=== DATA FOR THIS TASK ===

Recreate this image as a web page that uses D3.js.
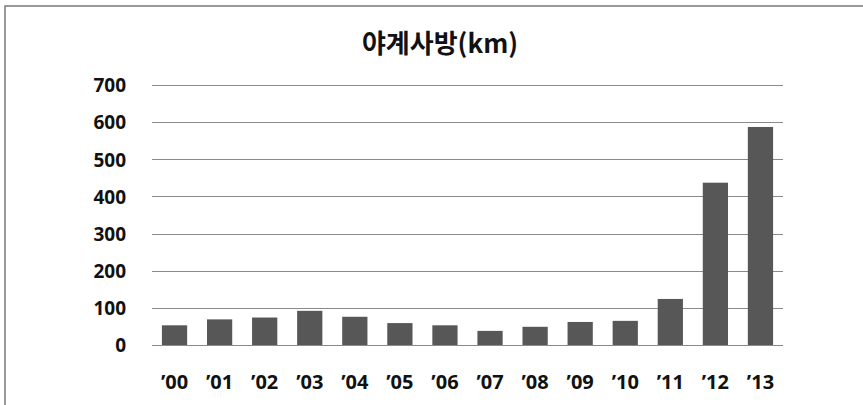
<!DOCTYPE html>
<html>
<head>
<meta charset="utf-8">
<script src="https://cdn.jsdelivr.net/npm/d3@7"></script>
<style>
  html, body { margin: 0; padding: 0; background: #fff; }
  svg { display: block; }
</style>
</head>
<body>
<svg id="chart" width="863" height="405"></svg>
<script>
const title = "야계사방(km)";
const categories = ["’00","’01","’02","’03","’04","’05","’06","’07","’08","’09","’10","’11","’12","’13"];
const values = [53, 69, 74, 92, 76, 59, 53, 38, 49, 62, 65, 124, 437, 587];
const yTicks = [0, 100, 200, 300, 400, 500, 600, 700];

const svg = d3.select("#chart");
const W = 863, H = 405;
const margin = { left: 152, right: 80, top: 85, bottom: 60 };
const x0 = 152, x1 = 783, yTop = 85, yBot = 345;

// outer frame (top and left edges visible)
svg.append("rect")
  .attr("x", 5).attr("y", 6)
  .attr("width", W + 20).attr("height", H + 20)
  .attr("fill", "#fff")
  .attr("stroke", "#7a7a7a").attr("stroke-width", 1.5);

const x = d3.scaleBand().domain(categories).range([x0, x1]).paddingInner(0.44).paddingOuter(0.22);
const y = d3.scaleLinear().domain([0, 700]).range([yBot, yTop]);

// gridlines
svg.append("g")
  .selectAll("line").data(yTicks.filter(d => d > 0)).join("line")
  .attr("x1", x0).attr("x2", x1)
  .attr("y1", d => Math.round(y(d)) + 0.5).attr("y2", d => Math.round(y(d)) + 0.5)
  .attr("stroke", "#8a8a8a").attr("stroke-width", 1);

// bars
svg.append("g")
  .selectAll("rect").data(values).join("rect")
  .attr("x", (d, i) => x(categories[i]))
  .attr("width", x.bandwidth())
  .attr("y", d => y(d))
  .attr("height", d => y(0) - y(d))
  .attr("fill", "#575757");

// y axis
const yAxis = d3.axisLeft(y).tickValues(yTicks).tickSize(0).tickPadding(0);
const gy = svg.append("g").attr("transform", `translate(126,0)`).call(yAxis);
gy.select(".domain").remove();
gy.selectAll("text")
  .attr("font-family", "'Open Sans', 'Noto Sans', sans-serif")
  .attr("font-weight", "bold")
  .attr("font-size", 19)
  .attr("fill", "#111")
  .attr("dy", "0.36em");

// x axis
const xAxis = d3.axisBottom(x).tickSize(0).tickPadding(0);
const gx = svg.append("g").attr("transform", `translate(0,${yBot})`).call(xAxis);
gx.select(".domain")
  .attr("d", `M${x0},0.5H${x1}`)
  .attr("stroke", "#8a8a8a").attr("stroke-width", 1);
gx.selectAll("text")
  .attr("font-family", "'Open Sans', 'Noto Sans', sans-serif")
  .attr("font-weight", "bold")
  .attr("font-size", 20)
  .attr("fill", "#111")
  .attr("y", 44).attr("dy", 0);

// title
svg.append("text")
  .attr("x", 440).attr("y", 53)
  .attr("text-anchor", "middle")
  .attr("font-family", "'Noto Sans CJK KR', sans-serif")
  .attr("font-weight", "bold")
  .attr("font-size", 26)
  .attr("fill", "#111")
  .text(title);
</script>
</body>
</html>
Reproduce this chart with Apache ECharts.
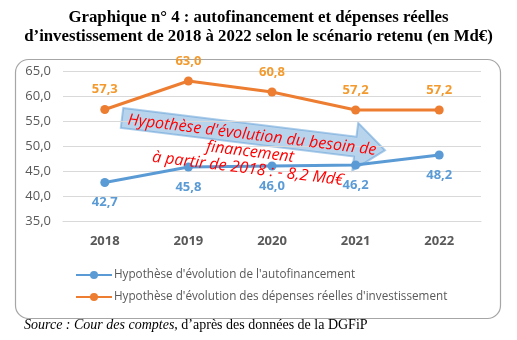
<!DOCTYPE html>
<html>
<head>
<meta charset="utf-8">
<script src="https://cdn.jsdelivr.net/npm/echarts@6/dist/echarts.min.js"></script>
<style>
  html, body { margin: 0; padding: 0; background: #fff; }
  #chart { width: 517px; height: 340px; }
</style>
</head>
<body>
<div id="chart"></div>
<script>
// Years on the horizontal axis
const years = ['2018', '2019', '2020', '2021', '2022'];
// Self-financing scenario (Md€)
const autofinancement = [42.7, 45.8, 46.0, 46.2, 48.2];
// Real investment spending scenario (Md€)
const depenses = [57.3, 63.0, 60.8, 57.2, 57.2];
// Series names shown in the legend
const seriesNames = [
  "Hypothèse d'évolution de l'autofinancement",
  "Hypothèse d'évolution des dépenses réelles d'investissement"
];
// Value axis range and step
const yMin = 35, yMax = 65, yStep = 5;

const fmt = v => v.toFixed(1).replace('.', ',');
const BLUE = '#5B9BD5', ORANGE = '#ED7D31';
const sans = '"Open Sans", "Noto Sans", sans-serif';
const serif = '"Liberation Serif", "DejaVu Serif", serif';

const chart = echarts.init(document.getElementById('chart'), null, { renderer: 'canvas' });
const rot = -7 * Math.PI / 180;

chart.setOption({
  animation: false,
  backgroundColor: '#fff',
  title: {
    text: "Graphique n° 4 : autofinancement et dépenses réelles\nd’investissement de 2018 à 2022 selon le scénario retenu (en Md€)",
    left: 'center', top: 3,
    textStyle: { fontFamily: serif, fontWeight: 'bold', fontSize: 16.8, lineHeight: 19, color: '#000' }
  },
  grid: { left: 63, right: 36, top: 71, bottom: 119 },
  xAxis: {
    type: 'category', data: years, boundaryGap: true,
    axisLine: { lineStyle: { color: '#D9D9D9' } },
    axisTick: { show: false },
    axisLabel: { color: '#595959', fontFamily: sans, fontWeight: 'bold', fontSize: 13, margin: 14 }
  },
  yAxis: {
    type: 'value', min: yMin, max: yMax, interval: yStep,
    axisLine: { show: false }, axisTick: { show: false },
    axisLabel: { color: '#595959', fontFamily: sans, fontSize: 13, margin: 12, formatter: v => fmt(v) },
    splitLine: { lineStyle: { color: '#D9D9D9', width: 1 } }
  },
  legend: {
    orient: 'vertical', left: 70, top: 264, itemGap: 10,
    itemWidth: 36, itemHeight: 10,
    textStyle: { color: '#595959', fontFamily: sans, fontSize: 11.7, padding: [0, 0, 0, -3] },
    data: seriesNames
  },
  series: [
    {
      name: seriesNames[0], type: 'line', data: autofinancement,
      color: BLUE, symbol: 'circle', symbolSize: 9,
      lineStyle: { width: 3, color: BLUE },
      label: { show: true, position: 'bottom', distance: 9, formatter: p => fmt(p.value),
        color: BLUE, fontFamily: sans, fontWeight: 'bold', fontSize: 13 },
      z: 3
    },
    {
      name: seriesNames[1], type: 'line', data: depenses,
      color: ORANGE, symbol: 'circle', symbolSize: 9,
      lineStyle: { width: 3, color: ORANGE },
      label: { show: true, position: 'top', distance: 9, formatter: p => fmt(p.value),
        color: '#F39A2E', fontFamily: sans, fontWeight: 'bold', fontSize: 13 },
      z: 3
    }
  ],
  graphic: [
    {
      type: 'rect', left: 13, top: 57, z: -1,
      shape: { width: 485, height: 259, r: 13 },
      style: { fill: 'none', stroke: '#A6A6A6', lineWidth: 1.2 }
    },
    {
      type: 'group', x: 122, y: 118, rotation: rot, z: 10,
      children: [
        {
          type: 'polygon',
          shape: { points: [[0, -10], [235, -10], [235, -24], [265, 0], [235, 24], [235, 10], [0, 10]] },
          style: { fill: 'rgba(157,195,230,0.72)', stroke: 'rgba(91,155,213,0.5)', lineWidth: 2 }
        }
      ]
    },
    {
      type: 'text', x: 250, y: 152, rotation: rot, z: 20,
      style: {
        text: "Hypothèse d'évolution du besoin de\nfinancement\nà partir de 2018 : - 8,2 Md€",
        fill: '#FF0000', fontFamily: sans, fontStyle: 'italic', fontSize: 16, lineHeight: 17,
        textAlign: 'center', textVerticalAlign: 'middle'
      }
    },
    {
      type: 'text', left: 24, top: 318, z: 20,
      style: {
        rich: {
          i: { fontFamily: serif, fontStyle: 'italic', fontSize: 14, fill: '#000' },
          n: { fontFamily: serif, fontSize: 14, fill: '#000' }
        },
        text: '{i|Source : Cour des comptes}{n|, d’après des données de la DGFiP}'
      }
    }
  ]
});
</script>
</body>
</html>
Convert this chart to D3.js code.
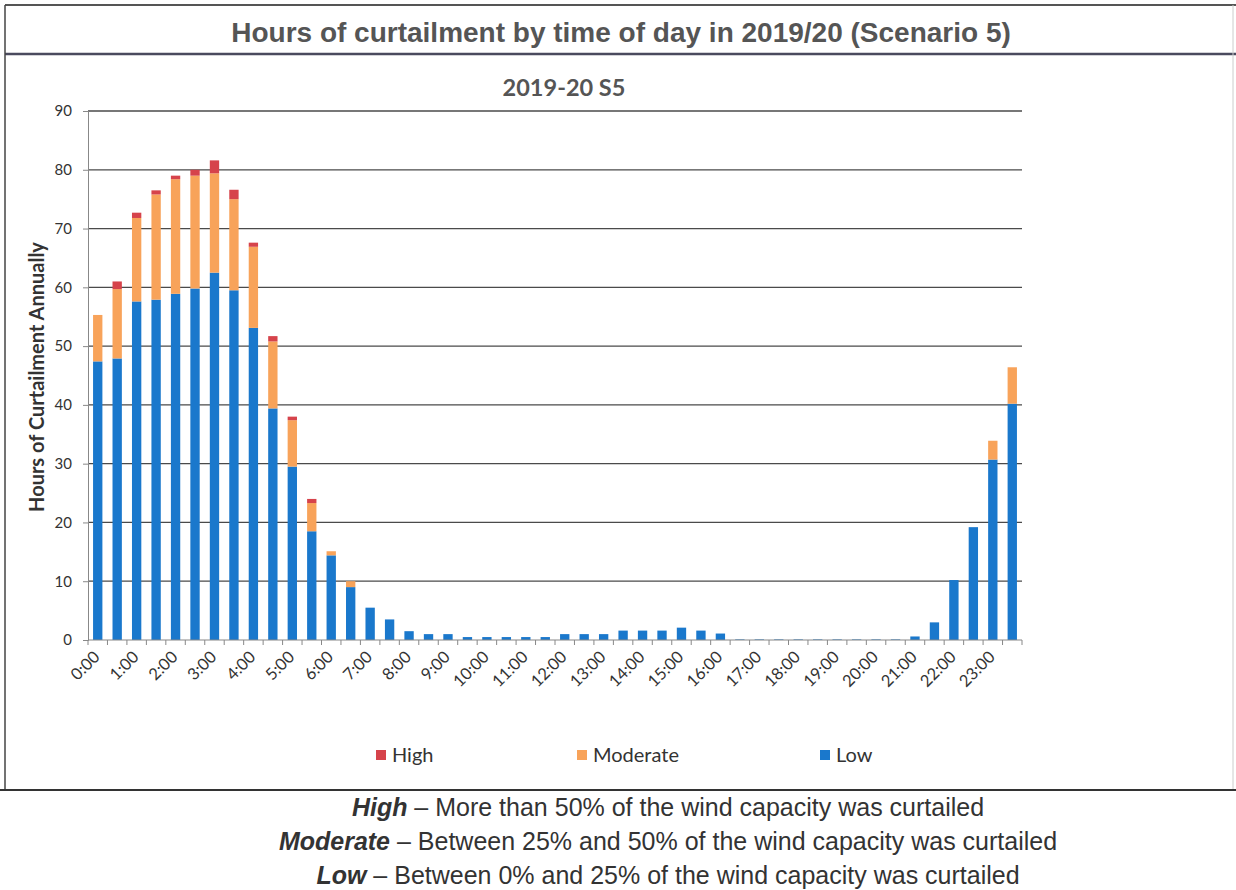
<!DOCTYPE html>
<html>
<head>
<meta charset="utf-8">
<script src="https://cdn.jsdelivr.net/npm/d3@7"></script>
<style>
  html, body { margin: 0; padding: 0; background: #fff; }
  svg { display: block; }
</style>
</head>
<body>
<svg id="chart" width="1236" height="890"></svg>
<script>
// Half-hour slots across the day
const slots = [];
for (let h = 0; h < 24; h++) { slots.push(h + ":00", h + ":30"); }

// Hours of curtailment per slot, by severity
const lowHours = [47.4, 47.9, 57.6, 57.9, 58.9, 59.8, 62.5, 59.5, 53.1, 39.4, 29.5, 18.5,
                  14.4, 9.0, 5.5, 3.5, 1.5, 1.0, 1.0, 0.5, 0.5, 0.5, 0.5, 0.5,
                  1.0, 1.0, 1.0, 1.6, 1.6, 1.6, 2.1, 1.6, 1.1, 0.1, 0.1, 0.1,
                  0.1, 0.1, 0.1, 0.1, 0.1, 0.1, 0.6, 3.0, 10.2, 19.2, 30.7, 40.2];
const moderateHours = [7.9, 11.8, 14.2, 17.9, 19.5, 19.2, 16.9, 15.5, 13.8, 11.4, 7.9, 4.8,
                       0.7, 1.0, 0, 0, 0, 0, 0, 0, 0, 0, 0, 0,
                       0, 0, 0, 0, 0, 0, 0, 0, 0, 0, 0, 0,
                       0, 0, 0, 0, 0, 0, 0, 0, 0, 0, 3.2, 6.2];
const highHours = [0, 1.3, 0.9, 0.7, 0.6, 1.0, 2.2, 1.6, 0.7, 0.9, 0.6, 0.7,
                   0, 0, 0, 0, 0, 0, 0, 0, 0, 0, 0, 0,
                   0, 0, 0, 0, 0, 0, 0, 0, 0, 0, 0, 0,
                   0, 0, 0, 0, 0, 0, 0, 0, 0, 0, 0, 0];

const seriesKeys = ["low", "moderate", "high"];
const seriesNames = { low: "Low", moderate: "Moderate", high: "High" };
const seriesColors = { low: "#1a78cc", moderate: "#f8a35a", high: "#d6434b" };
const yTicks = [0, 10, 20, 30, 40, 50, 60, 70, 80, 90];
const legendOrder = ["high", "moderate", "low"];

const rows = slots.map((s, i) => ({ slot: s, low: lowHours[i], moderate: moderateHours[i], high: highHours[i] }));
const stacked = d3.stack().keys(seriesKeys)(rows);

const svg = d3.select("#chart");
const chartFont = "Lato, 'Open Sans', sans-serif";
const boxFont = "'Liberation Sans', Arial, sans-serif";

// Frame around the figure
const frame = svg.append("g").attr("fill", "none");
frame.append("line").attr("x1", 5).attr("x2", 1236).attr("y1", 5).attr("y2", 5)
  .attr("stroke", "#555").attr("stroke-width", 2);
frame.append("line").attr("x1", 5).attr("x2", 1236).attr("y1", 54).attr("y2", 54)
  .attr("stroke", "#4a4a5e").attr("stroke-width", 2.5);
frame.append("line").attr("x1", 5).attr("x2", 5).attr("y1", 5).attr("y2", 790)
  .attr("stroke", "#444").attr("stroke-width", 1.5);
frame.append("line").attr("x1", 1233).attr("x2", 1233).attr("y1", 5).attr("y2", 790)
  .attr("stroke", "#ccc").attr("stroke-width", 1);
frame.append("line").attr("x1", 0).attr("x2", 1236).attr("y1", 790).attr("y2", 790)
  .attr("stroke", "#333").attr("stroke-width", 2);

// Titles
svg.append("text").attr("x", 621).attr("y", 42).attr("text-anchor", "middle")
  .attr("font-family", boxFont).attr("font-weight", "bold").attr("font-size", 28)
  .attr("fill", "#555").text("Hours of curtailment by time of day in 2019/20 (Scenario 5)");
svg.append("text").attr("x", 564).attr("y", 96).attr("text-anchor", "middle")
  .attr("font-family", chartFont).attr("font-weight", "bold").attr("font-size", 23.5)
  .attr("fill", "#555").text("2019-20 S5");

// Scales
const x = d3.scaleBand().domain(slots).range([88, 1022]).paddingInner(0.52).paddingOuter(0.26);
const y = d3.scaleLinear().domain([0, 90]).range([640, 111]);
const step = x.step();
const bandLeft = s => x(s) - x.paddingInner() * step / 2;

// Horizontal gridlines
svg.append("g").selectAll("line").data(yTicks.filter(t => t > 0)).join("line")
  .attr("x1", 88).attr("x2", 1022).attr("y1", d => y(d)).attr("y2", d => y(d))
  .attr("stroke", "#4a4a4a").attr("stroke-width", 1.3);

// Y axis
const yAxis = svg.append("g").attr("transform", "translate(88,0)")
  .call(d3.axisLeft(y).tickValues(yTicks).tickSize(5).tickPadding(11));
yAxis.select(".domain").attr("stroke", "#888");
yAxis.selectAll(".tick line").attr("stroke", "#888");
yAxis.selectAll("text").attr("font-family", chartFont).attr("font-size", 15).attr("fill", "#333");

svg.append("text").attr("transform", "translate(44,377) rotate(-90)").attr("text-anchor", "middle")
  .attr("font-family", chartFont).attr("font-weight", "bold").attr("font-size", 20)
  .attr("fill", "#333").text("Hours of Curtailment Annually");

// Stacked bars
svg.append("g").selectAll("g").data(stacked).join("g")
  .attr("fill", d => seriesColors[d.key])
  .selectAll("rect").data(d => d).join("rect")
  .attr("x", d => x(d.data.slot))
  .attr("width", x.bandwidth())
  .attr("y", d => y(d[1]))
  .attr("height", d => Math.max(0, y(d[0]) - y(d[1])));

// X axis: baseline, ticks at every slot boundary, hourly labels
const xg = svg.append("g");
xg.append("line").attr("x1", 88).attr("x2", 1022).attr("y1", 640).attr("y2", 640)
  .attr("stroke", "#888").attr("stroke-width", 1.2);
const boundaries = slots.map(bandLeft).concat([1022]);
xg.selectAll("line.tk").data(boundaries).join("line").attr("class", "tk")
  .attr("x1", d => d).attr("x2", d => d).attr("y1", 640).attr("y2", 645)
  .attr("stroke", "#888");
xg.selectAll("text").data(slots.filter((s, i) => i % 2 === 0)).join("text")
  .attr("transform", s => `translate(${x(s) + x.bandwidth() / 2 - 1},${654}) rotate(-45)`)
  .attr("text-anchor", "end").attr("dy", "0.35em")
  .attr("font-family", chartFont).attr("font-size", 16.5).attr("fill", "#333")
  .text(s => s);

// Legend
const legendX = { high: 376, moderate: 577, low: 820 };
const lg = svg.append("g").selectAll("g").data(legendOrder).join("g")
  .attr("transform", k => `translate(${legendX[k]},750)`);
lg.append("rect").attr("width", 10).attr("height", 10).attr("fill", k => seriesColors[k]);
lg.append("text").attr("x", 16).attr("y", 12)
  .attr("font-family", chartFont).attr("font-size", 20).attr("fill", "#333")
  .text(k => seriesNames[k]);

// Definitions of each severity band
const notes = [
  ["High", " – More than 50% of the wind capacity was curtailed"],
  ["Moderate", " – Between 25% and 50% of the wind capacity was curtailed"],
  ["Low", " – Between 0% and 25% of the wind capacity was curtailed"]
];
svg.append("g").selectAll("text").data(notes).join("text")
  .attr("x", 668).attr("y", (d, i) => 816 + i * 34).attr("text-anchor", "middle")
  .attr("font-family", boxFont).attr("font-size", 25).attr("fill", "#333")
  .each(function (d) {
    const t = d3.select(this);
    t.append("tspan").attr("font-weight", "bold").attr("font-style", "italic").text(d[0]);
    t.append("tspan").text(d[1]);
  });
</script>
</body>
</html>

===

▸ **TASK GOAL**:
Copy nothing but the lines above that run from the one with "Convert this chart to D3.js code." to the one with "const stacked = d3.stack().keys(seriesKeys)(rows);", ends included; pictures stay out.

▸ **OUTPUT BELOW**:
Convert this chart to D3.js code.
<!DOCTYPE html>
<html>
<head>
<meta charset="utf-8">
<script src="https://cdn.jsdelivr.net/npm/d3@7"></script>
<style>
  html, body { margin: 0; padding: 0; background: #fff; }
  svg { display: block; }
</style>
</head>
<body>
<svg id="chart" width="1236" height="890"></svg>
<script>
// Half-hour slots across the day
const slots = [];
for (let h = 0; h < 24; h++) { slots.push(h + ":00", h + ":30"); }

// Hours of curtailment per slot, by severity
const lowHours = [47.4, 47.9, 57.6, 57.9, 58.9, 59.8, 62.5, 59.5, 53.1, 39.4, 29.5, 18.5,
                  14.4, 9.0, 5.5, 3.5, 1.5, 1.0, 1.0, 0.5, 0.5, 0.5, 0.5, 0.5,
                  1.0, 1.0, 1.0, 1.6, 1.6, 1.6, 2.1, 1.6, 1.1, 0.1, 0.1, 0.1,
                  0.1, 0.1, 0.1, 0.1, 0.1, 0.1, 0.6, 3.0, 10.2, 19.2, 30.7, 40.2];
const moderateHours = [7.9, 11.8, 14.2, 17.9, 19.5, 19.2, 16.9, 15.5, 13.8, 11.4, 7.9, 4.8,
                       0.7, 1.0, 0, 0, 0, 0, 0, 0, 0, 0, 0, 0,
                       0, 0, 0, 0, 0, 0, 0, 0, 0, 0, 0, 0,
                       0, 0, 0, 0, 0, 0, 0, 0, 0, 0, 3.2, 6.2];
const highHours = [0, 1.3, 0.9, 0.7, 0.6, 1.0, 2.2, 1.6, 0.7, 0.9, 0.6, 0.7,
                   0, 0, 0, 0, 0, 0, 0, 0, 0, 0, 0, 0,
                   0, 0, 0, 0, 0, 0, 0, 0, 0, 0, 0, 0,
                   0, 0, 0, 0, 0, 0, 0, 0, 0, 0, 0, 0];

const seriesKeys = ["low", "moderate", "high"];
const seriesNames = { low: "Low", moderate: "Moderate", high: "High" };
const seriesColors = { low: "#1a78cc", moderate: "#f8a35a", high: "#d6434b" };
const yTicks = [0, 10, 20, 30, 40, 50, 60, 70, 80, 90];
const legendOrder = ["high", "moderate", "low"];

const rows = slots.map((s, i) => ({ slot: s, low: lowHours[i], moderate: moderateHours[i], high: highHours[i] }));
const stacked = d3.stack().keys(seriesKeys)(rows);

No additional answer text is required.